When I asked her what she got for Christmas one year, she replied, “Well, I got a twenty-five-dollar gift card that I resented.” In a normal conversation (like that Christmas one), when I am busy journalistically extracting whatever gem she is uttering, typing into my phone, she’ll say, “Why don’t you tweet that, you cunt.” There was the time I told her all about Pussy Riot, the Russian all-female punk band creating a stir overseas, and she observed, “My pussy is a riot.” And when I eventually set up a Facebook profile for my mom, she absorbed my listing all the profile options (“Let’s see, hometown . . . relationship . . . are you interested in men or women?”) and my mom replied, deadpan as ever, “Women. It’ll be a whole new life.”
So, she is aware of how non-Blaine she is. And, more significantly, so am I. My love for her morphs into something like false concern. How will she be perceived?
“What is your poodle even wearing, mom?” I ask her.
“It’s Shady’s Christmas ‘pretty,”’ my mom says with a smile. And I can’t help myself—I crack up again. I love my mom for being such an individual, so playful and silly but also so wickedly acidic in turns.
She is the exact opposite of Blaine’s mom, who is steeped in propriety and controlled perception and by way of small talk asks me in a thick upper-crust accent, “Tell me, Mandy, are you in involved in supporting the arts?” I stammer in reply, “Um, I interviewed Jamie Foxx recently. How’s that?” Don’t get me wrong, Blaine’s mom is cool and all—funny, intelligent, warm at times—but she’s also a bit above reproach.
I look at my mom, and I love her, but I also wish I could quickly give her a makeover the same way I have fraudulently given myself one with the Lilly Pulitzer and Kate Spade costumes I am now wearing as if that’s what I totally always wear, not just because I’m dating a guy I call “Super Preppy” in a newspaper.
I get a text from Blaine. “Just landed,” he writes.
I nervously kiss my mom goodbye on the cheek, and we make plans to meet later for dinner.
When I pick up Blaine at the airport, my defensiveness is turned up to eleven. Blaine is a bit out of the loop when it comes to pop culture, so I play music on the radio, singing along, naming all the bands, trying to grab any bit of superiority I can.
“Do you know this song?” I ask, sort of ignoring him and driving straight ahead.
We arrive at a hotel that my dad has purchased a stay for us at with the thought that Blaine will reimburse him, but my dad has made the same mistake I often do about people with money. One of the reasons they’ve held on to it is that they are on the precipice of cheap. Blaine warns me more than once that he won’t be my “gravy train.” If anything, rich people don’t recognize the meaning that a few hundred bucks can have to the middle class versus the chump change it is to them.
I remember once borrowing $20 from a friend to get through the week while I smiled, nodded, and empathized as Blaine talked about how annoyed he was at losing $20,000 on an investment.
When Blaine and I arrive at the restaurant my dad has selected, my stomach drops a little bit.
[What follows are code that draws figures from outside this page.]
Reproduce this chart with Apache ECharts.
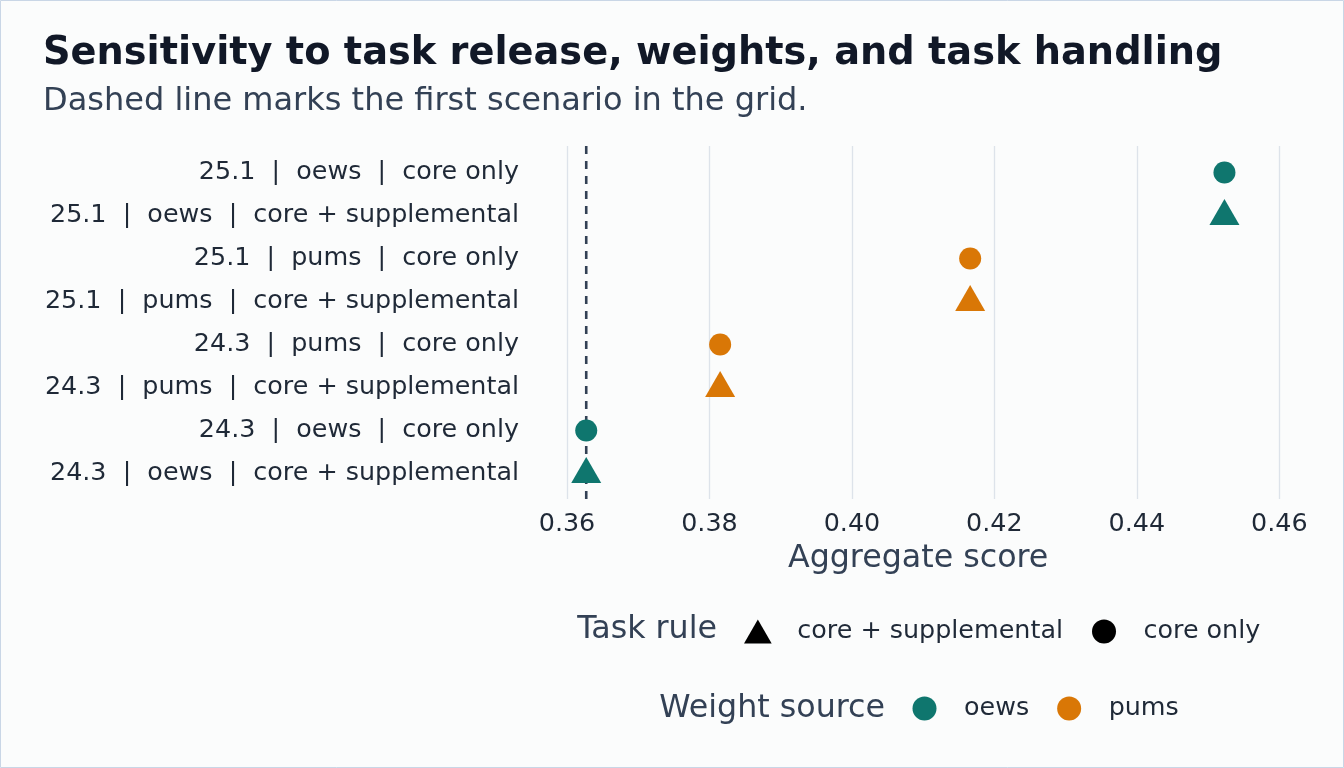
<!DOCTYPE html>
<html>
<head>
<meta charset="utf-8">
<script src="https://cdn.jsdelivr.net/npm/echarts@6/dist/echarts.min.js"></script>
<style>
html,body{margin:0;padding:0;background:#fbfcfc;}
#chart{width:1344px;height:768px;}
</style>
</head>
<body>
<div id="chart"></div>
<script>
// ---- data (top row first) ----
const categories = [
  '25.1  |  oews  |  core only',
  '25.1  |  oews  |  core + supplemental',
  '25.1  |  pums  |  core only',
  '25.1  |  pums  |  core + supplemental',
  '24.3  |  pums  |  core only',
  '24.3  |  pums  |  core + supplemental',
  '24.3  |  oews  |  core only',
  '24.3  |  oews  |  core + supplemental'
];
const scores = [0.4523, 0.4523, 0.4166, 0.4166, 0.3815, 0.3815, 0.3627, 0.3627];
const weightSource = ['oews', 'oews', 'pums', 'pums', 'pums', 'pums', 'oews', 'oews'];
const taskRule = ['core only', 'core + supplemental', 'core only', 'core + supplemental',
                  'core only', 'core + supplemental', 'core only', 'core + supplemental'];
const firstScenarioIndex = 7; // first scenario in the grid (24.3 | oews)
const xMin = 0.36, xMax = 0.46, xStep = 0.02;
const weightLevels = ['oews', 'pums'];
const ruleLevels = ['core + supplemental', 'core only'];

// ---- styles ----
const FONT = 'DejaVu Sans';
const weightColors = { oews: '#0f766e', pums: '#d97706' };
const TRI = 'path://M0,26L15,0L30,26Z';
const ruleSymbols = { 'core only': 'circle', 'core + supplemental': TRI };
const ruleSizes = { 'core only': [22, 22], 'core + supplemental': [30, 26] };
const ruleOffsets = { 'core only': [0, 0], 'core + supplemental': [0, -3.5] };

const gridLeft = 567, gridRight = 1344 - 1279.3;

const series = [];
weightLevels.forEach(w => {
  ruleLevels.forEach(r => {
    const data = [];
    scores.forEach((v, i) => {
      if (weightSource[i] === w && taskRule[i] === r) data.push([v, categories[i]]);
    });
    series.push({
      type: 'scatter', name: 'pts ' + w + ' ' + r,
      xAxisIndex: 1, yAxisIndex: 1,
      symbol: ruleSymbols[r], symbolSize: ruleSizes[r], symbolOffset: ruleOffsets[r],
      symbolKeepAspect: false,
      itemStyle: { color: weightColors[w], opacity: 1 },
      clip: false, silent: true, z: 5,
      data: data
    });
  });
});
// dashed reference line at first scenario
const refValue = scores[firstScenarioIndex];
series.push({
  type: 'line', name: 'ref', xAxisIndex: 0, yAxisIndex: 0,
  data: [[refValue, 0], [refValue, 1]], symbol: 'none', silent: true,
  lineStyle: { type: [8, 7], color: '#334155', width: 2.6 }, z: 3
});
// legend-only series
ruleLevels.forEach(r => series.push({ type: 'scatter', name: r, data: [], xAxisIndex: 1, yAxisIndex: 1, symbol: ruleSymbols[r], itemStyle: { color: '#000', opacity: 1 } }));
weightLevels.forEach(w => series.push({ type: 'scatter', name: w, data: [], xAxisIndex: 1, yAxisIndex: 1, symbol: 'circle', itemStyle: { color: weightColors[w], opacity: 1 } }));

const chart = echarts.init(document.getElementById('chart'), null, { renderer: 'canvas' });
chart.setOption({
  animation: false,
  backgroundColor: '#fbfcfc',
  textStyle: { fontFamily: FONT },
  title: [
    { text: 'Sensitivity to task release, weights, and task handling', left: 38, top: 30,
      textStyle: { fontFamily: FONT, fontSize: 38.3, fontWeight: 'bold', color: '#111827' } },
    { text: 'Dashed line marks the first scenario in the grid.', left: 38, top: 81,
      textStyle: { fontFamily: FONT, fontSize: 32, fontWeight: 'normal', color: '#334155' } }
  ],
  grid: [
    { left: gridLeft, right: gridRight, top: 146, bottom: 768 - 499, containLabel: false },
    { left: gridLeft, right: gridRight, top: 151, height: 344, containLabel: false }
  ],
  xAxis: [
    { type: 'value', gridIndex: 0, min: xMin, max: xMax, interval: xStep,
      name: 'Aggregate score', nameLocation: 'middle', nameGap: 44,
      nameTextStyle: { fontFamily: FONT, fontSize: 31.7, color: '#334155', padding: [0, 10, 0, 0] },
      axisLine: { show: false }, axisTick: { show: false },
      axisLabel: { fontFamily: FONT, fontSize: 25.4, color: '#1f2937', margin: 13,
        formatter: v => v.toFixed(2) },
      splitLine: { show: true, lineStyle: { color: '#dde3ea', width: 1.3 } } },
    { type: 'value', gridIndex: 1, min: xMin, max: xMax, interval: xStep, show: false,
      splitLine: { show: false } }
  ],
  yAxis: [
    { type: 'value', gridIndex: 0, show: false, min: 0, max: 1, splitLine: { show: false } },
    { type: 'category', gridIndex: 1, data: categories, inverse: true,
      axisLine: { show: false }, axisTick: { show: false }, splitLine: { show: false },
      axisLabel: { fontFamily: FONT, fontSize: 25.4, color: '#1f2937', margin: 48, align: 'right' } }
  ],
  legend: [
    { data: ruleLevels.map(r => ({ name: r, icon: ruleSymbols[r] })),
      left: 739, top: 614, orient: 'horizontal', itemWidth: 69, itemHeight: 24, itemGap: 29,
      symbolKeepAspect: true, selectedMode: false, itemStyle: { opacity: 1 },
      textStyle: { fontFamily: FONT, fontSize: 25.4, color: '#1f2937' } },
    { data: weightLevels.map(w => ({ name: w, icon: 'circle' })),
      left: 907.5, top: 691, orient: 'horizontal', itemWidth: 69, itemHeight: 24, itemGap: 28,
      symbolKeepAspect: true, selectedMode: false, itemStyle: { opacity: 1 },
      textStyle: { fontFamily: FONT, fontSize: 25.4, color: '#1f2937' } }
  ],
  graphic: [
    { type: 'rect', shape: { x: 0.5, y: 0.5, width: 1343, height: 767 }, silent: true,
      style: { fill: 'none', stroke: '#c9d6e6', lineWidth: 1 }, z: 100 },
    { type: 'text', right: 1344 - 717, top: 614, silent: true,
      style: { text: 'Task rule', font: '31.7px "DejaVu Sans"', fill: '#334155', textAlign: 'right' } },
    { type: 'text', right: 1344 - 885, top: 693, silent: true,
      style: { text: 'Weight source', font: '31.7px "DejaVu Sans"', fill: '#334155', textAlign: 'right' } }
  ],
  series: series
});
</script>
</body>
</html>
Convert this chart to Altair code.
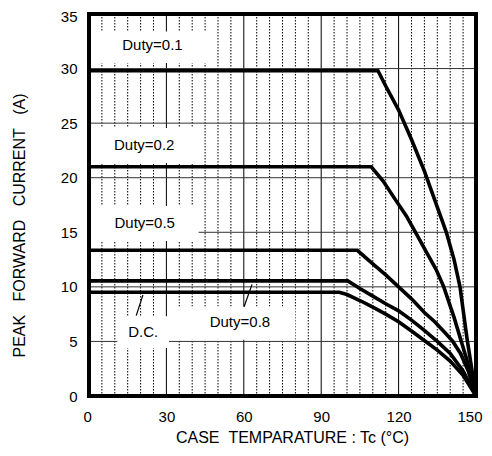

My last dinner with Blaine’s mother was at Jean-Georges, a three-star Michelin-rated restaurant, where she knew the celebrity chef personally.
The restaurant we are meeting my parents at is a literal piano bar. Like, a scene out of Saturday Night Live, Bill Murray-hamming-it-up-in-a-tacky-suit piano bar.
To add to this, my dad hands me a corsage like I am going to prom. It is so beautifully sweet and so horribly embarrassing I feel like splitting in two from the inner conflict of loving my parents so dearly and being so ashamed of them.
I feel like such a narc, such a sellout, such a dating-a-rich-guy whore that I actually have the gall to feel anything but adoration for my one-of-a-kind, well-meaning, utterly bizarre parents. What kind of asshole am I turning into?
“Nice to meet you,” Blaine introduces himself, reaching across the table to shake my father’s hand. Being blind, my dad sticks his hand firmly out in the opposite direction. That childhood feeling is rising inside of me. Of wanting to protect him. Wanting him to be someone different. Wanting him to be exactly who he is. Wanting to just disappear completely.
We settle in to order, and my dad turns to us and says thoughtfully, “Tell us about yourself, Blaine.”
I suddenly catch a shared look with my mom, who knows how worried I am, how uptight, how afraid I am that everything is going to turn into a disaster. She tries to stifle it, but the shared knowledge is too much, and she lets out an inadvertent laugh.